Donnerstag war aber wirklich schön. Wir haben gefeiert, dass das IT-Projekt vorbei ist, nur wir Inspekteure und Inspekteurinnen, es gab gutes Essen und gute Getränke und gute Stimmung, meine Chefin hielt eine kleine Rede um mir für den Einsatz zu danken und ich bekam sogar eine Kleinigkeit. Da ich viel zu effizient mit der Orga des Feierns war und deshalb kaum Zeit blieb, die Kleinigkeit tatsächlich zu besorgen, bekam ich einen Gutschein für eine neue Thermotasse (wird morgen an meine Chefin geliefert…), eine Flasche mit Blubberwein und eine Schokomedaille – 3. Platz, weil der angelaufene Laden keine anderen mehr hatte. Ich mag meine Kolleg*Innen ja schon sehr, muss ich sagen. Das macht es nur alles überhaupt nicht einfacher.
So und wenn ich jetzt schnell die Augen zu mache, kriege ich noch 7,5 Stunden Schlaf, das wäre hilfreich.
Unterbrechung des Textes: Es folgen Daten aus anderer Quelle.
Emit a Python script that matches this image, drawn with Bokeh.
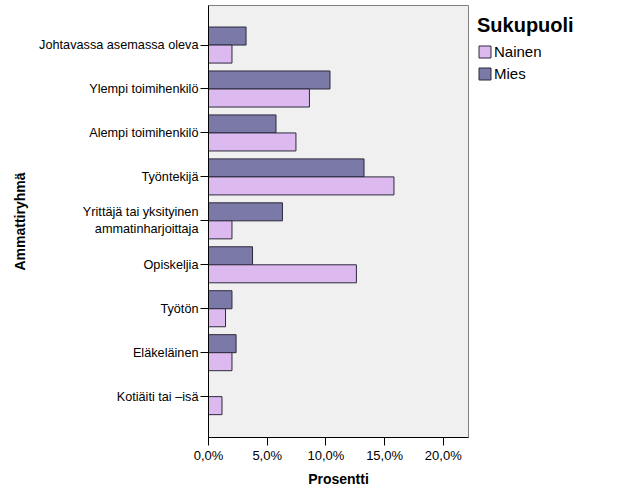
from bokeh.plotting import figure
from bokeh.models import (ColumnDataSource, Range1d, FixedTicker, Legend, LegendItem)
from bokeh.transform import dodge
from bokeh.embed import file_html
from bokeh.resources import INLINE

categories = [
    "Johtavassa asemassa oleva",
    "Ylempi toimihenkilö",
    "Alempi toimihenkilö",
    "Työntekijä",
    "Yrittäjä tai yksityinen\nammatinharjoittaja",
    "Opiskeljia",
    "Työtön",
    "Eläkeläinen",
    "Kotiäiti tai –isä",
]
mies = [3.2, 10.35, 5.75, 13.25, 6.3, 3.75, 2.0, 2.35, 0.0]
nainen = [2.0, 8.6, 7.45, 15.8, 2.0, 12.6, 1.45, 2.0, 1.15]
x_ticks = [0, 5, 10, 15, 20]
x_tick_labels = ["0,0%", "5,0%", "10,0%", "15,0%", "20,0%"]
series_names = ["Nainen", "Mies"]
legend_title = "Sukupuoli"
x_title = "Prosentti"
y_title = "Ammattiryhmä"

FONT = "Liberation Sans"
C_NAINEN = "#dcb9ef"
C_MIES = "#7b79a7"
C_EDGE = "#2c2a3c"

src = ColumnDataSource(dict(pos=list(range(len(categories))), mies=mies, nainen=nainen))

p = figure(width=626, height=501, output_backend="svg", toolbar_location=None,
           x_range=Range1d(0, 22.15), y_range=Range1d(8.93, -0.9),
           min_border_left=208, min_border_right=158, min_border_top=5, min_border_bottom=64,
           frame_width=260, frame_height=432)
p.background_fill_color = "#f0f0f0"
p.border_fill_color = "white"
p.outline_line_color = "#808080"
p.grid.visible = False

bh = 0.41
r_m = p.hbar(y=dodge("pos", -bh / 2, range=p.y_range), right="mies", left=0, height=bh, source=src,
             fill_color=C_MIES, line_color=C_EDGE, line_width=1)
r_n = p.hbar(y=dodge("pos", bh / 2, range=p.y_range), right="nainen", left=0, height=bh, source=src,
             fill_color=C_NAINEN, line_color=C_EDGE, line_width=1)

for ax in (p.xaxis[0], p.yaxis[0]):
    ax.minor_tick_line_color = None
    ax.major_tick_out = 8
    ax.major_tick_in = 0
    ax.axis_label_text_font = FONT
    ax.axis_label_text_font_style = "bold"
    ax.axis_label_text_font_size = "14px"
    ax.axis_label_text_color = "black"
    ax.major_label_text_font = FONT
    ax.major_label_text_color = "black"
    ax.axis_line_color = "black"
    ax.major_tick_line_color = "black"

xa = p.xaxis[0]
xa.ticker = FixedTicker(ticks=x_ticks)
xa.major_label_overrides = {t: l for t, l in zip(x_ticks, x_tick_labels)}
xa.major_label_standoff = 2
xa.axis_label = x_title
xa.axis_label_standoff = 5
xa.major_label_text_font_size = "13px"

ya = p.yaxis[0]
ya.ticker = FixedTicker(ticks=list(range(len(categories))))
ya.major_label_overrides = {i: c for i, c in enumerate(categories)}
ya.major_label_standoff = 2
ya.axis_label = y_title
ya.axis_label_standoff = 8
ya.major_label_text_font_size = "12.7px"

legend = Legend(items=[LegendItem(label=series_names[0], renderers=[r_n]),
                       LegendItem(label=series_names[1], renderers=[r_m])],
                location="top_left", padding=0, margin=9, spacing=5,
                glyph_width=15, glyph_height=15, label_height=15, label_standoff=2,
                label_text_font=FONT, label_text_font_size="15px", label_text_color="black",
                title=legend_title, title_text_font=FONT, title_text_font_style="bold",
                title_text_font_size="20px", title_text_color="black", title_standoff=6,
                background_fill_alpha=0, border_line_color=None)
p.add_layout(legend, "right")

open("out.html", "w").write(file_html(p, INLINE))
Gute Nacht.
Liebe Frau Rabe,
das klingt nicht gut.
Ich drücke Ihnen fest alle Daumen, daß Ihr Arbeitgeber Ihnen tatsächlich gestattet nur Ihren Job zu machen statt Ihnen für die zusätzliche Arbeit eine Flasche Sekt zu schenken.
Bei mir hat das nicht geklappt (nicht mal der Sekt…), ich habe schließlich in Notwehr gekündigt.
Übrigens trotz langer Kündigungsfrist ohne neue Stelle auch nicht empfehlenswert, aktuell brauchen wohl alle Unternehmen Monate um die Bewerbungsverfahren für irre dringend zu besetzende Stellen durchzuführen. Ironie des Schicksals: Angeblich ist die Terminfindung wegen des hohen Arbeitspensums der Beteiligten so kompliziert.
Im Rückblick würde ich mich eher eine Weile krank schreiben lassen um wieder zu Sinnen zu kommen und dann den (eigentlich geliebten) Job weiter machen.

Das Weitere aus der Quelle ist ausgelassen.